Begin

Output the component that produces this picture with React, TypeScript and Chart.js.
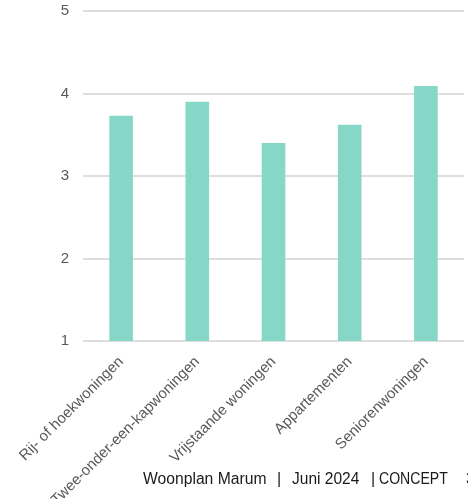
import React, { useEffect, useRef } from "react";
import { Chart, registerables } from "chart.js";

Chart.register(...registerables);

const categories = [
  "Rij- of hoekwoningen",
  "Twee-onder-een-kapwoningen",
  "Vrijstaande woningen",
  "Appartementen",
  "Seniorenwoningen",
];
const scores = [3.73, 3.9, 3.4, 3.62, 4.09];
const yMin = 1;
const yMax = 5;
const yStep = 1;

const footerParts = [
  { text: "Woonplan Marum", left: 143, scale: 0.98 },
  { text: "|", left: 277, scale: 1 },
  { text: "Juni 2024", left: 292, scale: 0.97 },
  { text: "|", left: 371, scale: 1 },
  { text: "CONCEPT", left: 379, scale: 0.88 },
  { text: "3", left: 466, scale: 1 },
];

const FONT = "'Liberation Sans', Arial, sans-serif";

export default function App() {
  const canvasRef = useRef<HTMLCanvasElement | null>(null);

  useEffect(() => {
    const canvas = canvasRef.current;
    if (!canvas) return;
    const chart = new Chart(canvas, {
      type: "bar",
      data: {
        labels: categories,
        datasets: [
          {
            data: scores,
            backgroundColor: "#87d7c9",
            borderWidth: 0,
            barPercentage: 0.31,
            categoryPercentage: 1,
          },
        ],
      },
      options: {
        responsive: false,
        animation: false,
        devicePixelRatio: 1,
        layout: { padding: { top: 11, right: 4, left: 0, bottom: 0 } },
        plugins: {
          legend: { display: false },
          tooltip: { enabled: false },
        },
        scales: {
          y: {
            min: yMin,
            max: yMax,
            ticks: {
              stepSize: yStep,
              color: "#595959",
              font: { family: FONT, size: 15 },
              padding: 14,
            },
            grid: {
              color: "#dedede",
              lineWidth: 2,
              drawTicks: false,
            },
            border: { display: false },
            afterFit: (s: any) => {
              s.width = 83;
              s.paddingTop = 0;
              s.paddingBottom = 0;
            },
          },
          x: {
            grid: { display: false, drawTicks: false },
            border: { display: false },
            ticks: {
              color: "#595959",
              font: { family: FONT, size: 15 },
              maxRotation: 45,
              minRotation: 45,
              autoSkip: false,
              padding: 12,
            },
            afterFit: (s: any) => {
              s.height = 158;
            },
          },
        },
      },
    });
    return () => chart.destroy();
  }, []);

  return (
    <div
      style={{
        position: "fixed",
        left: 0,
        top: 0,
        width: 468,
        height: 499,
        overflow: "hidden",
        background: "#ffffff",
      }}
    >
      <canvas
        ref={canvasRef}
        width={468}
        height={499}
        style={{ position: "absolute", left: 0, top: 0, width: 468, height: 499 }}
      />
      {footerParts.map((p, i) => (
        <div
          key={i}
          style={{
            position: "absolute",
            left: p.left,
            top: 471,
            fontFamily: FONT,
            fontSize: 16,
            lineHeight: "16px",
            color: "#1a1a1a",
            whiteSpace: "pre",
            transform: `scaleX(${p.scale})`,
            transformOrigin: "left center",
          }}
        >
          {p.text}
        </div>
      ))}
    </div>
  );
}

End

Restate the whole listing above exactly, except for its images.

- **Output below**
Output the component that produces this picture with React, TypeScript and Chart.js.
import React, { useEffect, useRef } from "react";
import { Chart, registerables } from "chart.js";

Chart.register(...registerables);

const categories = [
  "Rij- of hoekwoningen",
  "Twee-onder-een-kapwoningen",
  "Vrijstaande woningen",
  "Appartementen",
  "Seniorenwoningen",
];
const scores = [3.73, 3.9, 3.4, 3.62, 4.09];
const yMin = 1;
const yMax = 5;
const yStep = 1;

const footerParts = [
  { text: "Woonplan Marum", left: 143, scale: 0.98 },
  { text: "|", left: 277, scale: 1 },
  { text: "Juni 2024", left: 292, scale: 0.97 },
  { text: "|", left: 371, scale: 1 },
  { text: "CONCEPT", left: 379, scale: 0.88 },
  { text: "3", left: 466, scale: 1 },
];

const FONT = "'Liberation Sans', Arial, sans-serif";

export default function App() {
  const canvasRef = useRef<HTMLCanvasElement | null>(null);

  useEffect(() => {
    const canvas = canvasRef.current;
    if (!canvas) return;
    const chart = new Chart(canvas, {
      type: "bar",
      data: {
        labels: categories,
        datasets: [
          {
            data: scores,
            backgroundColor: "#87d7c9",
            borderWidth: 0,
            barPercentage: 0.31,
            categoryPercentage: 1,
          },
        ],
      },
      options: {
        responsive: false,
        animation: false,
        devicePixelRatio: 1,
        layout: { padding: { top: 11, right: 4, left: 0, bottom: 0 } },
        plugins: {
          legend: { display: false },
          tooltip: { enabled: false },
        },
        scales: {
          y: {
            min: yMin,
            max: yMax,
            ticks: {
              stepSize: yStep,
              color: "#595959",
              font: { family: FONT, size: 15 },
              padding: 14,
            },
            grid: {
              color: "#dedede",
              lineWidth: 2,
              drawTicks: false,
            },
            border: { display: false },
            afterFit: (s: any) => {
              s.width = 83;
              s.paddingTop = 0;
              s.paddingBottom = 0;
            },
          },
          x: {
            grid: { display: false, drawTicks: false },
            border: { display: false },
            ticks: {
              color: "#595959",
              font: { family: FONT, size: 15 },
              maxRotation: 45,
              minRotation: 45,
              autoSkip: false,
              padding: 12,
            },
            afterFit: (s: any) => {
              s.height = 158;
            },
          },
        },
      },
    });
    return () => chart.destroy();
  }, []);

  return (
    <div
      style={{
        position: "fixed",
        left: 0,
        top: 0,
        width: 468,
        height: 499,
        overflow: "hidden",
        background: "#ffffff",
      }}
    >
      <canvas
        ref={canvasRef}
        width={468}
        height={499}
        style={{ position: "absolute", left: 0, top: 0, width: 468, height: 499 }}
      />
      {footerParts.map((p, i) => (
        <div
          key={i}
          style={{
            position: "absolute",
            left: p.left,
            top: 471,
            fontFamily: FONT,
            fontSize: 16,
            lineHeight: "16px",
            color: "#1a1a1a",
            whiteSpace: "pre",
            transform: `scaleX(${p.scale})`,
            transformOrigin: "left center",
          }}
        >
          {p.text}
        </div>
      ))}
    </div>
  );
}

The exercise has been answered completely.